# Italy May/ June 2014 A Frame and Tunnel experinces



## hitower2 (Oct 14, 2006)

Hi Guys , just back from 7 week trip to Italy and France. went to Chambery, then 5 weeks lake Garda, then back to lake Annecy for 9 days. as said was towing a Citreon C1 on A frame had no problems was not stopped at all in France or Italy. the only problem I had was the tunnels to Italy. I entered Italy through the tunnel frejus and was charged 56 . 10 euros. did not do my homework so thought that was right. on the way back from Italy went to go through the Mont Blanc tunnel. when I reached the toll booth he said it would be 314 euros , because of the car on the back. I did explain that I only paid 56.10 coming through, he said they must not have seen the car on the back. he then told me to unhitch the car to let my wife drive it through on its own ,my wife does not drive . he said sorry but that's not his problem. so I asked the staff there what was the alternative ?. they directed me to the petit Bernard pass, took this route puts about 2 hours on the journey ,but far better than paying 314 euro. and its doable as long as your sensible. these are my experiences would be interested to hear about anyone else on this route. dont want to get into a debate ,ok maybe I should have done some home work but thats the way I am.
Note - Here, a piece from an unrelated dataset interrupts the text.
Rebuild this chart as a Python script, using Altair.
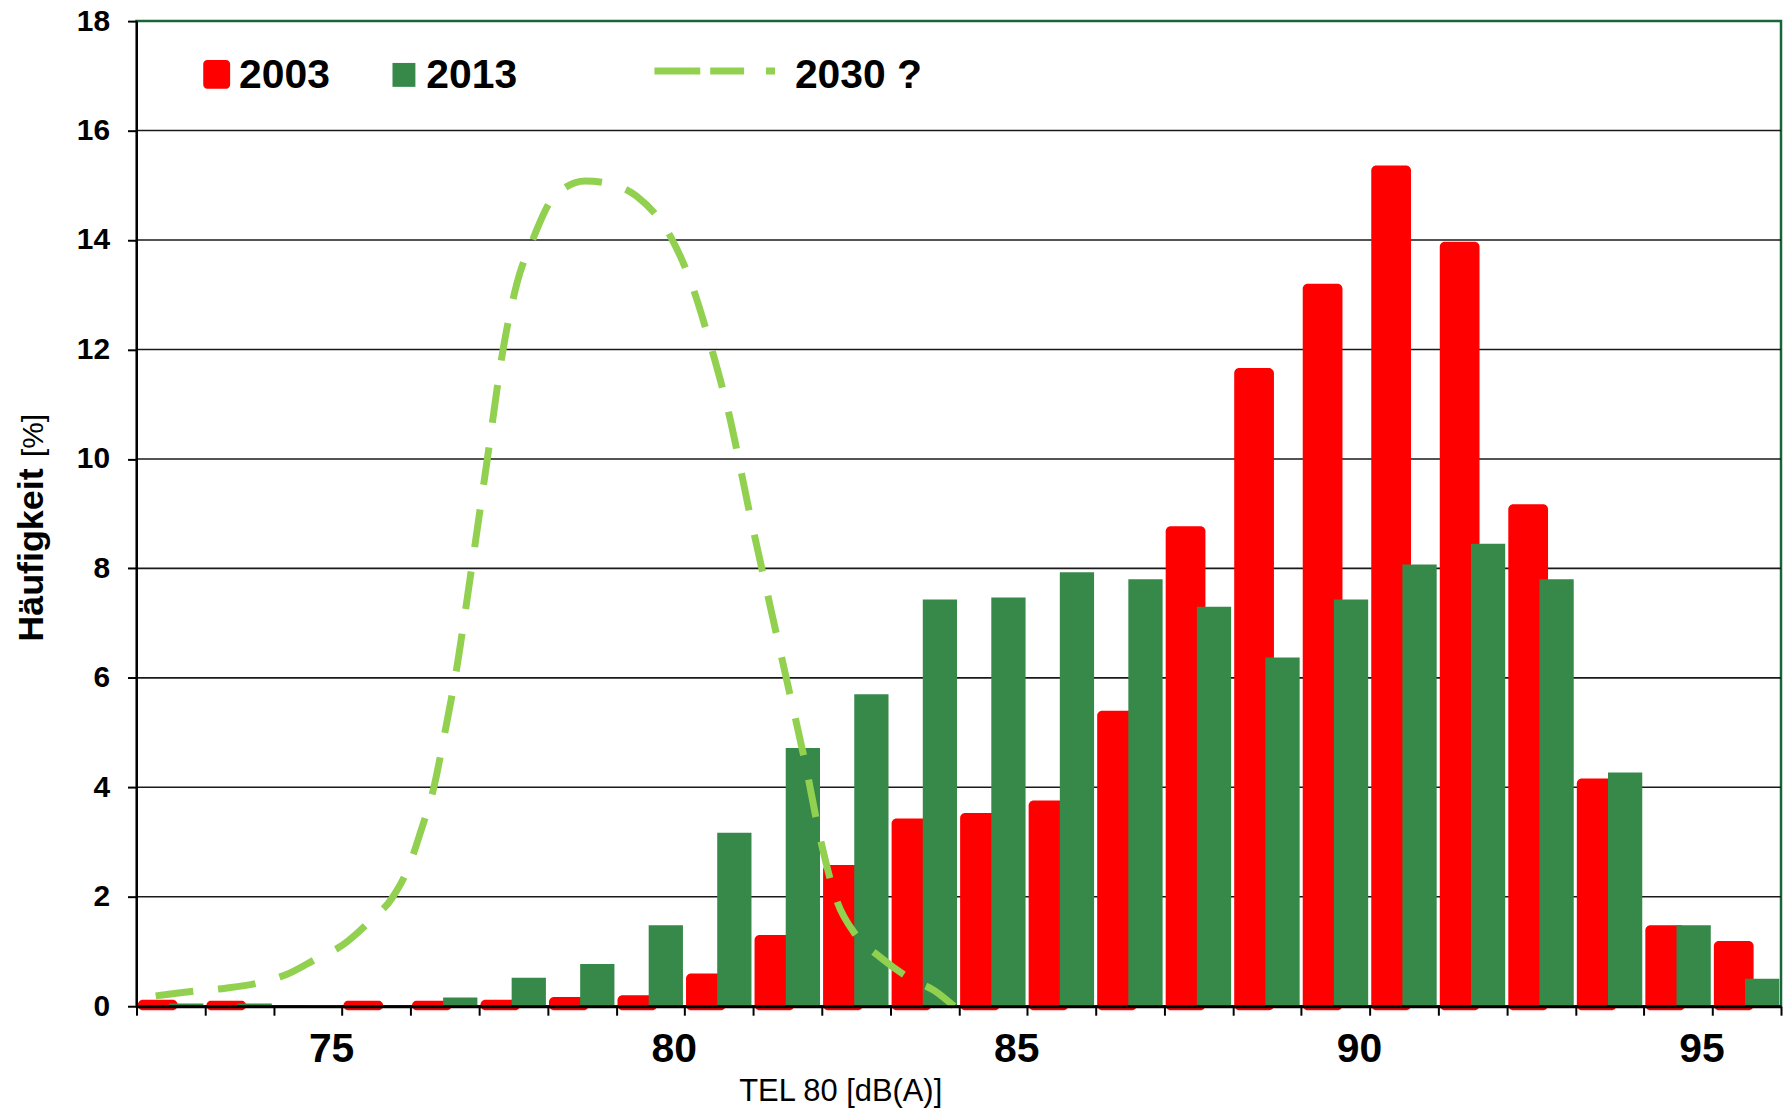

Forum Helper - Topic moved from Solar Panels to Continental Touring Info


----------



## TheNomad (Aug 12, 2013)

Just a thought but......what had you planned to do if pulled over and fined/told to unhitch the car towing at some point in France, given that your wife doesn't drive?


----------



## p-c (Oct 27, 2007)

Hi
Why would the poster have to unhitch in France something that he is legally driving/towing?
p-c


----------



## hitower2 (Oct 14, 2006)

As said , don't want to get into a debate or a trial. just thought the post may help someone else .


----------



## peribro (Sep 6, 2009)

The difference in the charges was down to the perceived height of your motorhome. On the way into Italy through the Frejus Tunnel you were deemed to fall into the Class 2 category - vehicles or combination of vehicles which don't fall into Class 1 category and which are not higher than 3m. Coming back through the Mont Blanc Tunnel you were deemed to be a Class 4 vehicle - Vehicle with three or more axles
with total height greater than 3m.

So I don't think it was anything to do with whether they spotted the Toad. Depending on the height of your motorhome you were either lucky going into Italy or unlucky that you had to take a needless 2 hour detour on the return into France!


----------



## hitower2 (Oct 14, 2006)

Thanks for reply, I think it was down to the number of axels , I drive a hymer b634 so the height is pretty much the same as other MH. hope it helps others . the petit st Bernard route is very beautifull with stunning views if any one is in the same boat. I personally would have no hesitation about doing it again. a lot better than paying 314 euros


----------



## peribro (Sep 6, 2009)

No - the issue was height. You can have any number of axles you want and any number of trailers but so long as you are less than 3m in height then you will be class 2. Go above 3m and then you will be class 3 or class 4 depending on the number of axles. You were charged class 2 the first time and they attempted to charge you class 4 on the way back - class 4 only applies if you are above 3m.


----------



## barryd (May 9, 2008)

Its actually both.

Height and axles.

two-axle vehicle
whose total height is greater than 3m = €156.50

vehicle with three or more axles
whose total height is greater than 3m = €314.40

Look here at Class 3 and 4. You were charged class 4. http://www.atmb.com/IMG/pdf_Tariffe_f.to_21x12_-_2014_ITA-2.pdf

This is bonkers. The vehicles shown are clearly huge Artics and double axle coaches, not a van with a C1 on the back.

Its clearly not just the UK that has jobsworths then. Which caused them to loose €57 they would have gained by showing some common sense and caused you to end up having a great time seeing the pass. Stuff em!

Its a good thing to post as it might catch a few out who are perhaps not keen to do the pass.


----------



## hitower2 (Oct 14, 2006)

Thanks for replies. I myself think its a height and axles issue. because as he suggested to unhitch the car for separate toll. the height of the motorhome stays the same. just posted to try and help others like me who don't do enough homework. would still be interested to hear other members views on towing in Italy. did look before hand ,but most of the post looked out of date, I think Italy is a nice change from France. even though I do like it there very much, also food and drink a lot cheaper in Italy. thanks again to all you replies.


----------